Directive → Find the string "Recreate" in the records. Copy every line it appears in.

Rows from a dataset of charts and code:
** START **

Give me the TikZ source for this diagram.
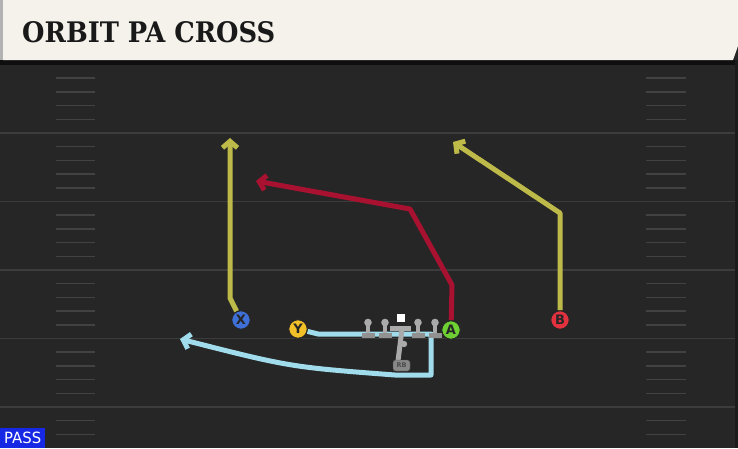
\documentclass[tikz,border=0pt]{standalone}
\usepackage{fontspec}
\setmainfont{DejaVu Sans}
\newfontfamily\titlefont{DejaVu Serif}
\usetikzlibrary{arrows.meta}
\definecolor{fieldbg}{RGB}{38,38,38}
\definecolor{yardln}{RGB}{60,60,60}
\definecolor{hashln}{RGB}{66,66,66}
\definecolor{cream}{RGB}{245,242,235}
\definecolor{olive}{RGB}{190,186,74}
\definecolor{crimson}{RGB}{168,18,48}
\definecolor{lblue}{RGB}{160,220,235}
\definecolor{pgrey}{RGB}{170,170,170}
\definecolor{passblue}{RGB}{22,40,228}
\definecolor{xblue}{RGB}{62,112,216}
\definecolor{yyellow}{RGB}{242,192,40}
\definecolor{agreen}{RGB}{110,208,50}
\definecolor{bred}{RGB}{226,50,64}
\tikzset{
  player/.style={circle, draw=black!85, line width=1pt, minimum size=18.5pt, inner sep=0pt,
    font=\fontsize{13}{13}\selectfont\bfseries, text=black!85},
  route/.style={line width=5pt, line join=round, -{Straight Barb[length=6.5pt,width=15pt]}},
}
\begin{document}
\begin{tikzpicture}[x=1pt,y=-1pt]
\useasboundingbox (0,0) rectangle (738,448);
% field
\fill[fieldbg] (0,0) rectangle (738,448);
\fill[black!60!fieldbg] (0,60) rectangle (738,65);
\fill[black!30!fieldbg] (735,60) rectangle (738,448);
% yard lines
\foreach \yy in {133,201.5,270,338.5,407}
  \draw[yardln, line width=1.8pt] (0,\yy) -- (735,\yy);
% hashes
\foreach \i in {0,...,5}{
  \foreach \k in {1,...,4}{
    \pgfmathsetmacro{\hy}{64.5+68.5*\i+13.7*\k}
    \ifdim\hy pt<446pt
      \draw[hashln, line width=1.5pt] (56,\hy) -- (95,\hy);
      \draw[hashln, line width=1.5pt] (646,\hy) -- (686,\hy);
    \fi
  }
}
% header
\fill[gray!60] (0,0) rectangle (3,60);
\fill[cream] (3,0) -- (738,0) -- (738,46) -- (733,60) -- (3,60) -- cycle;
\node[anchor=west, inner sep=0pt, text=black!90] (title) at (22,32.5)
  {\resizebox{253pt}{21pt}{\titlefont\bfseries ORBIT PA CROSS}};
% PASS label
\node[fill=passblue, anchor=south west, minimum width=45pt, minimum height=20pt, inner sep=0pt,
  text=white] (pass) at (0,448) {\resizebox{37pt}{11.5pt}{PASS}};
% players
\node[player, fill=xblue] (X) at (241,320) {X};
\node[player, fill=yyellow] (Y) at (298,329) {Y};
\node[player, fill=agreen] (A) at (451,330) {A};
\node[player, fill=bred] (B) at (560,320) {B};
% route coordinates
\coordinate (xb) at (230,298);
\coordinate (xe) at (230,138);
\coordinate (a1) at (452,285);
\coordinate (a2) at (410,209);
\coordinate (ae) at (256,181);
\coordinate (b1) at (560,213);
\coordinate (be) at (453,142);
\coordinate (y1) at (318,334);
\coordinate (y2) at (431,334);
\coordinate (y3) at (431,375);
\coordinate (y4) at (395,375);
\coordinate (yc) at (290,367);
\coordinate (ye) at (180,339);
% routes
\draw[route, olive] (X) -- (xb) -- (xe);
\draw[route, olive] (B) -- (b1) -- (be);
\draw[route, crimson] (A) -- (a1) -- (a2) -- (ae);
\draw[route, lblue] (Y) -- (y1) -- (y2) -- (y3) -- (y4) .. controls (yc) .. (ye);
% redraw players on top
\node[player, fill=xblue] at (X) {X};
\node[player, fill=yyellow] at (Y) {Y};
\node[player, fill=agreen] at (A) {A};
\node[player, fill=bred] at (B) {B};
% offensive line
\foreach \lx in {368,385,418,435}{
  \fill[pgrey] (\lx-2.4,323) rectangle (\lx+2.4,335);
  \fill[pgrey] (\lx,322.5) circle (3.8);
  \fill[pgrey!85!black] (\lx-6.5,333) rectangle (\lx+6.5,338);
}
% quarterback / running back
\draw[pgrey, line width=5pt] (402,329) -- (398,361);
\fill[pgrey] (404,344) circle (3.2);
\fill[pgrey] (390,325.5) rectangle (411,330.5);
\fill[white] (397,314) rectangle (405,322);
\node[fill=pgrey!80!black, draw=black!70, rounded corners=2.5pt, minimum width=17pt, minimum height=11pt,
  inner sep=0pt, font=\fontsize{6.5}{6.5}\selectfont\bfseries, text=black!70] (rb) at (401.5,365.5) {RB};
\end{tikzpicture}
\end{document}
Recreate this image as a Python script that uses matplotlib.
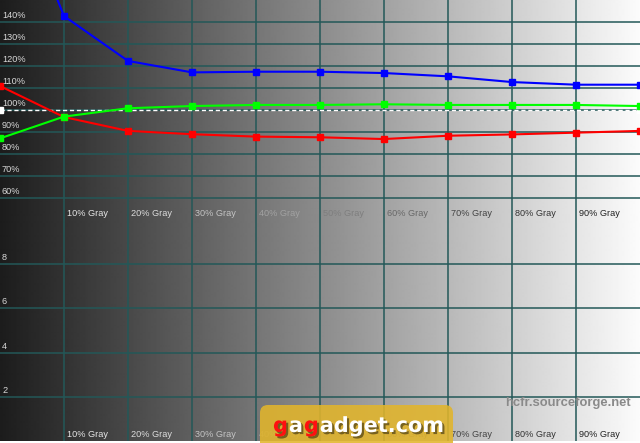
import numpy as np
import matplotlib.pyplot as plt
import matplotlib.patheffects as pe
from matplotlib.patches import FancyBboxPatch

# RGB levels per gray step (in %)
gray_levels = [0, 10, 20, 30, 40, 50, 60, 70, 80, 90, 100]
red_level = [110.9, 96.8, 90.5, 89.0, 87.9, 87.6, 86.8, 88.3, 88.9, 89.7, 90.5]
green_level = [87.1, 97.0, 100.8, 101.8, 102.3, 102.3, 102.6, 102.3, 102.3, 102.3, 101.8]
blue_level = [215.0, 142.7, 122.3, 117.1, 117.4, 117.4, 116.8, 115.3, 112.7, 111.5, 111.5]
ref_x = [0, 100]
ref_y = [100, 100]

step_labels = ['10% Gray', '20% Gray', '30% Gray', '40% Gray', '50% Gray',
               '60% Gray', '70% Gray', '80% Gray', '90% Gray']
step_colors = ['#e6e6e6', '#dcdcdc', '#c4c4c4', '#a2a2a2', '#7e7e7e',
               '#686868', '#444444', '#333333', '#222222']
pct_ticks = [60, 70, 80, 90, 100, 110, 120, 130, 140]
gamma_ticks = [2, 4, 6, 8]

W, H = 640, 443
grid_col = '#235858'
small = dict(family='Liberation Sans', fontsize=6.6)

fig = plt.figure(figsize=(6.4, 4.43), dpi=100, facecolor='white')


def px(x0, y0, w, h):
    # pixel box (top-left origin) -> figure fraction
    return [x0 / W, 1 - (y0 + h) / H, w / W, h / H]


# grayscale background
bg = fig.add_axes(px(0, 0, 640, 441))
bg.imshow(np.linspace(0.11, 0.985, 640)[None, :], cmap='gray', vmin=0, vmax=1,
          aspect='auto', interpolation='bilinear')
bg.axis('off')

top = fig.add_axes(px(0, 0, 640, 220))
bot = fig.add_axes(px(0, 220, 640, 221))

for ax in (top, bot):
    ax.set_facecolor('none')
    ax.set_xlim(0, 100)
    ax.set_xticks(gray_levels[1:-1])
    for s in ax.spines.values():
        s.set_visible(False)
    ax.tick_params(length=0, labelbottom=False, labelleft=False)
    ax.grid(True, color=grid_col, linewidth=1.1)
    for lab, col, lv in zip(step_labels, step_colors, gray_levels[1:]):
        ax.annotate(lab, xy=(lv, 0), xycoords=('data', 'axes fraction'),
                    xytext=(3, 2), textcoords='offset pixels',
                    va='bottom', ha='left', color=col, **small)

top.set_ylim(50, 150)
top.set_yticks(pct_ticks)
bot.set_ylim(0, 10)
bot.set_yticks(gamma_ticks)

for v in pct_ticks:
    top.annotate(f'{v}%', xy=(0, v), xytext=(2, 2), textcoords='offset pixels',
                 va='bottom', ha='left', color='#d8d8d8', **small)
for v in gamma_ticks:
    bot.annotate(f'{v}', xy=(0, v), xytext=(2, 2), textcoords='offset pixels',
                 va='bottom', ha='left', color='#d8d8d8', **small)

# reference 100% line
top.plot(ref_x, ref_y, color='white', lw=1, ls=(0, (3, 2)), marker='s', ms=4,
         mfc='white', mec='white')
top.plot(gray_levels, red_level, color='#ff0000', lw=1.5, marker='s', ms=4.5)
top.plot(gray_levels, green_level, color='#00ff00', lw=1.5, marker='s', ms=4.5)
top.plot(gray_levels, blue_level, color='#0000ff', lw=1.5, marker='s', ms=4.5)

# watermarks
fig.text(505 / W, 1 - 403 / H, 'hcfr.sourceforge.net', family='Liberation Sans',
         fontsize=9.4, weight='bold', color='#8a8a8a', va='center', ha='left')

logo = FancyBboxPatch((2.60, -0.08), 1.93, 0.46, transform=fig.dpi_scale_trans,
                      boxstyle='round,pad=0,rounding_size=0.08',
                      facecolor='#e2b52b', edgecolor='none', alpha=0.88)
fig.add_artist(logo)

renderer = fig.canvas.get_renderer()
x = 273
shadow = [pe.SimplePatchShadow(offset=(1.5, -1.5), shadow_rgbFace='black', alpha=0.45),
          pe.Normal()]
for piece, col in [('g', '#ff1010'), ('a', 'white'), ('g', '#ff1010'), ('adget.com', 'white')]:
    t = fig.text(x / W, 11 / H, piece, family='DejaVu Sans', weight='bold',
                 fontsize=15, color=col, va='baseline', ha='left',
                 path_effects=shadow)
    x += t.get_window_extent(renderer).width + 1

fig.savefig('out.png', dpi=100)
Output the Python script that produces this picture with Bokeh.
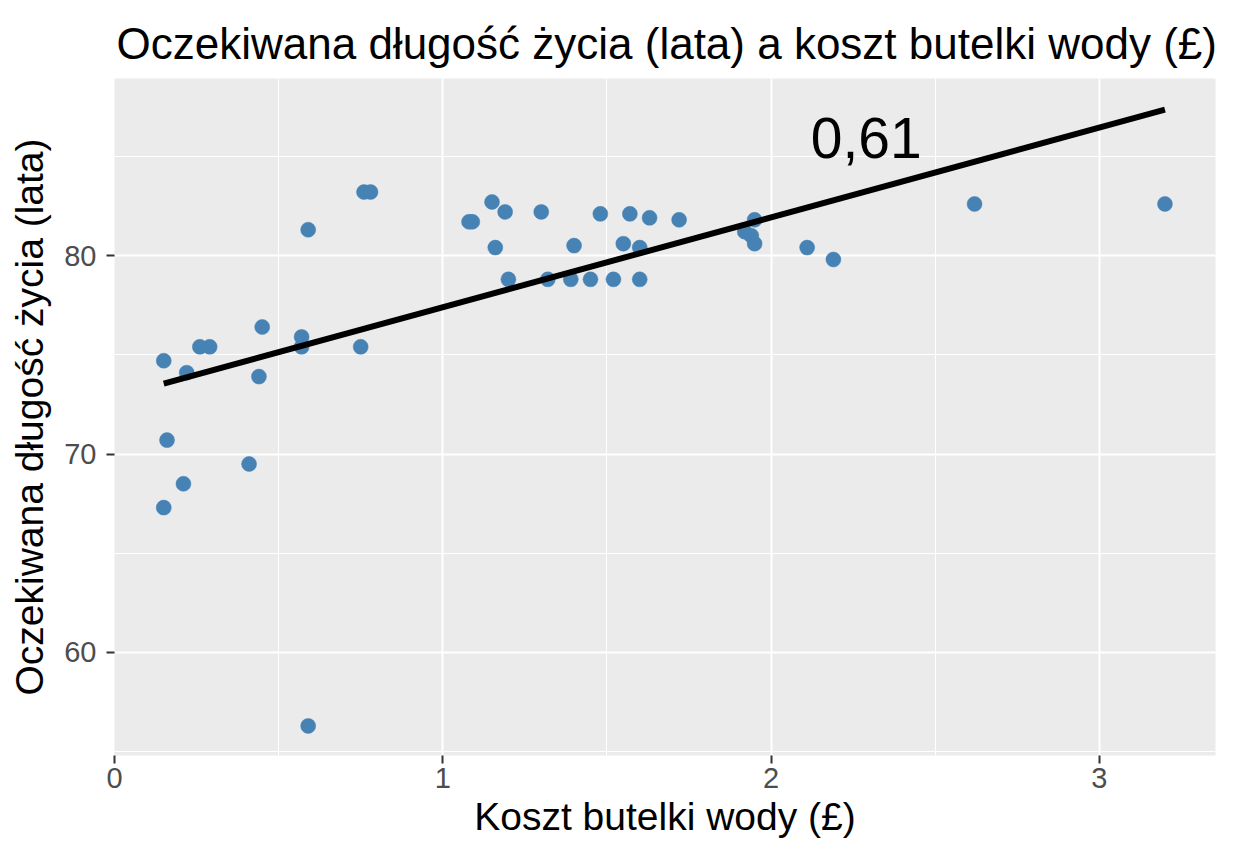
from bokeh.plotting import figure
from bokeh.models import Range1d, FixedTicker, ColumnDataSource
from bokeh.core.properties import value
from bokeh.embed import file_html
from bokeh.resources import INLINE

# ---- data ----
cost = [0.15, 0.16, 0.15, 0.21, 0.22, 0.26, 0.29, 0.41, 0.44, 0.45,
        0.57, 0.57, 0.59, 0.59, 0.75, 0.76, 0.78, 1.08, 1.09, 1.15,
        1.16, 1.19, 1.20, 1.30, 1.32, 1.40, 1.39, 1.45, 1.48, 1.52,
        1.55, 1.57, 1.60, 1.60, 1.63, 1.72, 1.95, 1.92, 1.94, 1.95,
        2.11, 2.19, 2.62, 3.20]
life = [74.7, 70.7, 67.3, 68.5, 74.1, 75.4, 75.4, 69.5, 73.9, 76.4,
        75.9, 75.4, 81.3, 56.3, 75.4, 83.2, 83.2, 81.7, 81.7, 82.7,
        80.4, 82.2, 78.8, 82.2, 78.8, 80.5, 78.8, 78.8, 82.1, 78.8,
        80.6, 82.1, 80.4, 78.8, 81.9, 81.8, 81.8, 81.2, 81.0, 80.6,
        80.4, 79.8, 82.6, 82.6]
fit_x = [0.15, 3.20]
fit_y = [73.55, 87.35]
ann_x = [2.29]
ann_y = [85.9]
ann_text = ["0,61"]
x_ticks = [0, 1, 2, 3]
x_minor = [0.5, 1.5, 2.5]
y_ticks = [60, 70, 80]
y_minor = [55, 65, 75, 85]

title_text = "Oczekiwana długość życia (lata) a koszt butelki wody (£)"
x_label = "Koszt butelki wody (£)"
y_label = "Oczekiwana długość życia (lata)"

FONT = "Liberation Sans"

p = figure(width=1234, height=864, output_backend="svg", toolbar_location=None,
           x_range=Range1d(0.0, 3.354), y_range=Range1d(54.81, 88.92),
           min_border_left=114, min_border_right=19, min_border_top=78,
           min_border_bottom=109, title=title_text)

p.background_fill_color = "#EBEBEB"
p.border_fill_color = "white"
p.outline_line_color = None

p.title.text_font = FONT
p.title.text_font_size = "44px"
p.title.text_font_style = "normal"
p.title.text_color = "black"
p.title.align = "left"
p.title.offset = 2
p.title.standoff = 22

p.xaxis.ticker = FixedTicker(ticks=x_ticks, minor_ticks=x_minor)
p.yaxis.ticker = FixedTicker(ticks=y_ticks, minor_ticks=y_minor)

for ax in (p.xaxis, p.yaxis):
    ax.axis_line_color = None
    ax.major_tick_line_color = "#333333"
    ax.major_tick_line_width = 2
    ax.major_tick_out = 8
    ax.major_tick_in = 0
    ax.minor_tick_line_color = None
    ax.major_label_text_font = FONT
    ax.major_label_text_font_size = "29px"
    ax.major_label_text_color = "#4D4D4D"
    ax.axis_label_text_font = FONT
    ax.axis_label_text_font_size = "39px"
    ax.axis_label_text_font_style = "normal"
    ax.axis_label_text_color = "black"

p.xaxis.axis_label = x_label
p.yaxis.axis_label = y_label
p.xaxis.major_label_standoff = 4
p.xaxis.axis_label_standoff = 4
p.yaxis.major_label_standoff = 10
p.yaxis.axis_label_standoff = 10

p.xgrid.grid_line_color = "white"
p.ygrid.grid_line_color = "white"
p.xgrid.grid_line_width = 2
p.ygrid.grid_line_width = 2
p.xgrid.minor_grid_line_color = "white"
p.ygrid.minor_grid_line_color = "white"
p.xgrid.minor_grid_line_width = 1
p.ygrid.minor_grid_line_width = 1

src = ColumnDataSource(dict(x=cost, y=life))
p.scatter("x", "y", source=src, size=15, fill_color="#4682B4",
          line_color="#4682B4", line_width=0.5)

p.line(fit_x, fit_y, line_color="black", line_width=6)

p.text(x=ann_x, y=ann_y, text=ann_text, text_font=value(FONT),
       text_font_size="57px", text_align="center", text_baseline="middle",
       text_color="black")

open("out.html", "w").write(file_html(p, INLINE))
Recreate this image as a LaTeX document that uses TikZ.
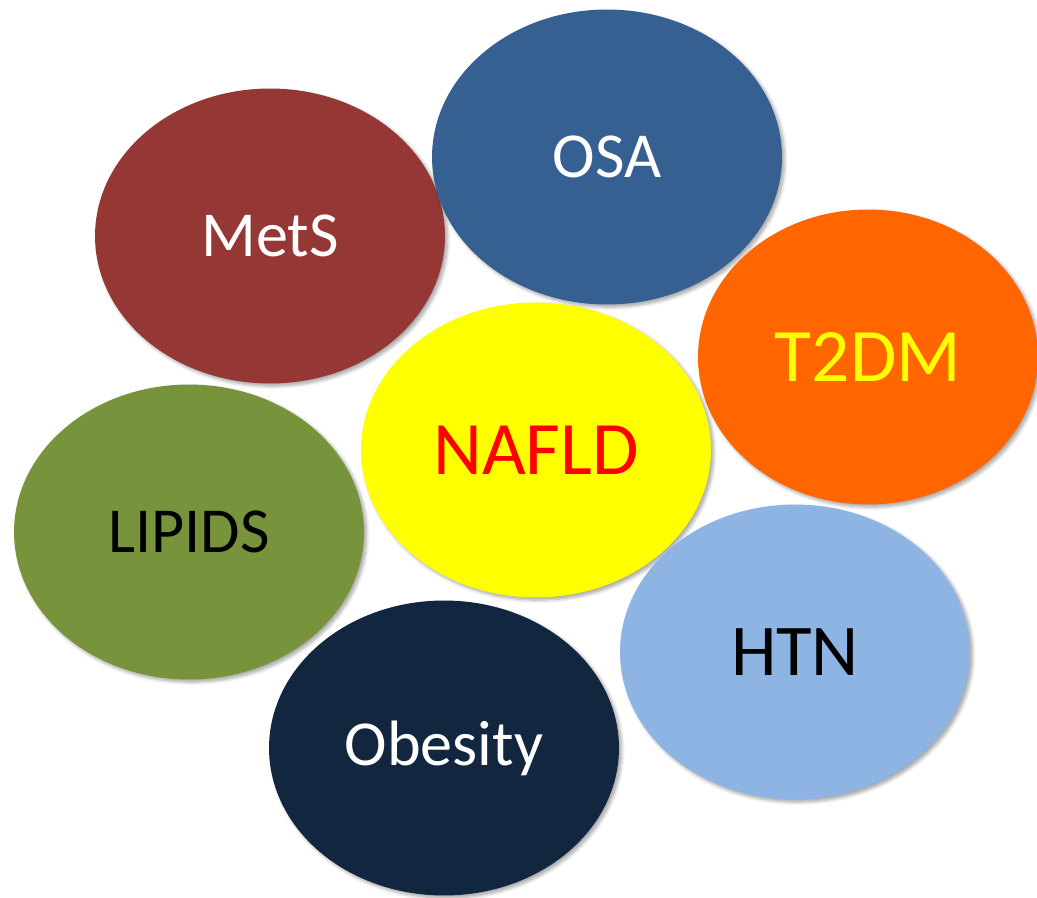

** END **

Result of the exercise →
Recreate this image as a Python script that uses matplotlib.
Recreate this image as a LaTeX document that uses TikZ.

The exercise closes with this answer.